The new order lasted a very long time, but it did not last forever. The church is now struggling to survive in the “empire of an aggressively secular post-Christendom.” Kingdom has come and gone.

So I think we have to say that, in the perspective of the New Testament, Daniel’s apocalyptic argument about the giving of “dominion and glory and a kingdom” to “one like a son of man” (“thine is the kingdom, the power, and the glory”) is fulfilled historically when the pagan Roman Empire, as an empire, confessed Jesus as Lord, to the glory of the God of Israel, who is the living and true God.

That became Christendom—the concrete political-religious domain of the Christian peoples. The coming of the kingdom of God, regarding which Paul was still testifying to the Jews in Rome (Acts 28:23), would consist in judgment against both the unrighteous Jew and the idolatrous Greek, and in the establishment of an alternative social order.

That new order lasted a very long time, but it did not last forever. As Begg notes, the church is now struggling to survive in the “empire of an aggressively secular post-Christendom.” Kingdom has come and gone. The story carries on. A new “empire” has arisen, which, in its more radical forms, is bent on suppressing all vestiges of the ancien régime.

So where does that leave us?

Nothing in this telling of the story leads us to think that Christ has been removed from his position of authority and glory at the right hand of God. He will be there, for the sake of his people, until the last enemy has been destroyed. What has changed is that the nations and cultures of the West no longer confess him as Lord. In political terms that may look and feel like “exile,” but the metaphor carries dubious connotations: we have been exiled from our homeland and hope to be allowed at some point to return to it.

There is also a risk, perhaps, that it will breed a defensive, separatist mentality—the beleaguered persecuted church against the world. Jeremiah’s letter to the exiles is not a missional text; it is a mandate for survival. Seek the welfare of the city because “in its welfare you will find your welfare” (Jer. 29:7). Build houses, grow food, have children and grandchildren in order that in seventy years there may be a surviving Jewish community to be brought back to the land (Jer. 29:10). But there is clearly the possibility of flourishing in exile, and Daniel and his colleagues turn out to be extremely successful Babylonian bureaucrats.

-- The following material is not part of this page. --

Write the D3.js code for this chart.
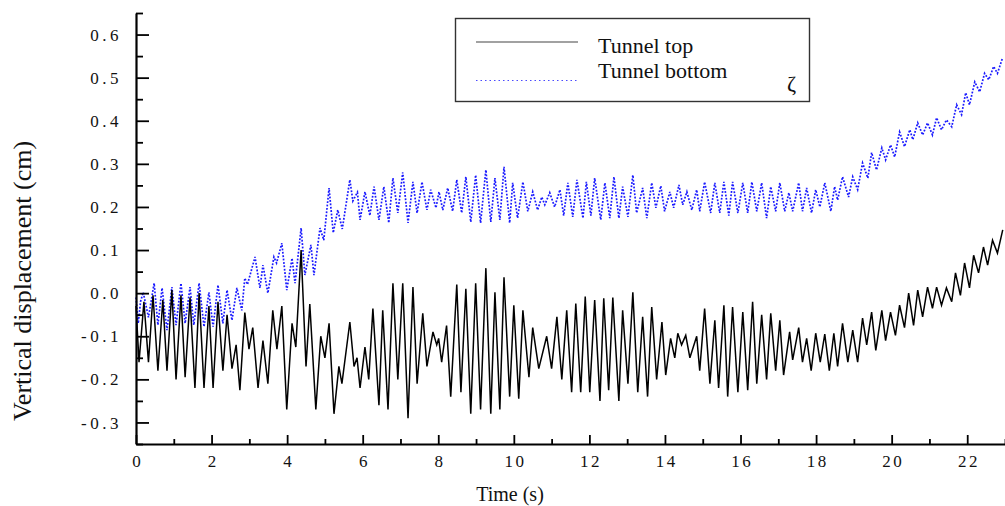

Part of my argument about same-sex relationships is that the church, as a community of new creation, ought to be in a position to model the best of the emerging secular, post-Christian anthropology, in order to transmit the original blessing of creation, always in piecemeal and impermanent fashion, to the world around us.

So I think it may be preferable simply to think of the church as a priestly-prophetic people, called to serve the living God, in the midst of the nations and cultures in which we are—by whatever quirk of history—embedded. Christendom was not exactly an aberration. It was the concrete historical embodiment of the sovereignty of the God of Israel as determined by the ancient political context—the destruction of the great statue, the transfer of sovereignty from the beasts of pagan empire to a people who served the living God. But for all its immense theological and political significance, even that was only a chapter or two in the story of God and his people.

Jason Coates | Thu, 05/13/2021 - 14:12 | Permalink

Andrew, I saw this book and had to wonder if you had read it: 

“Pagans and Christians in the City: Culture Wars from the Tiber to the Potomac (Emory University Studies in Law and Religion) by Steven D. Smith ? 

@Jason Coates:

No, I haven’t read it and would struggle to get round to it at the moment. But it looks interesting. I’d love to hear from anyone who has read it.

According to the blurb on Amazon, he argues that “today’s culture wars can be seen as a reprise of the basic antagonism that pitted pagans against Christians in the Roman Empire.” Two things. First, if that is the case, the historical process is reversed: Christianity is rapidly becoming history, as classical paganism was two thousand years ago. Secondly, one could argue that progressive secularism is more like the ethical rationalism (eg. Marcus Aurelius?) that would have replaced paganism if Christianity hadn’t got there first.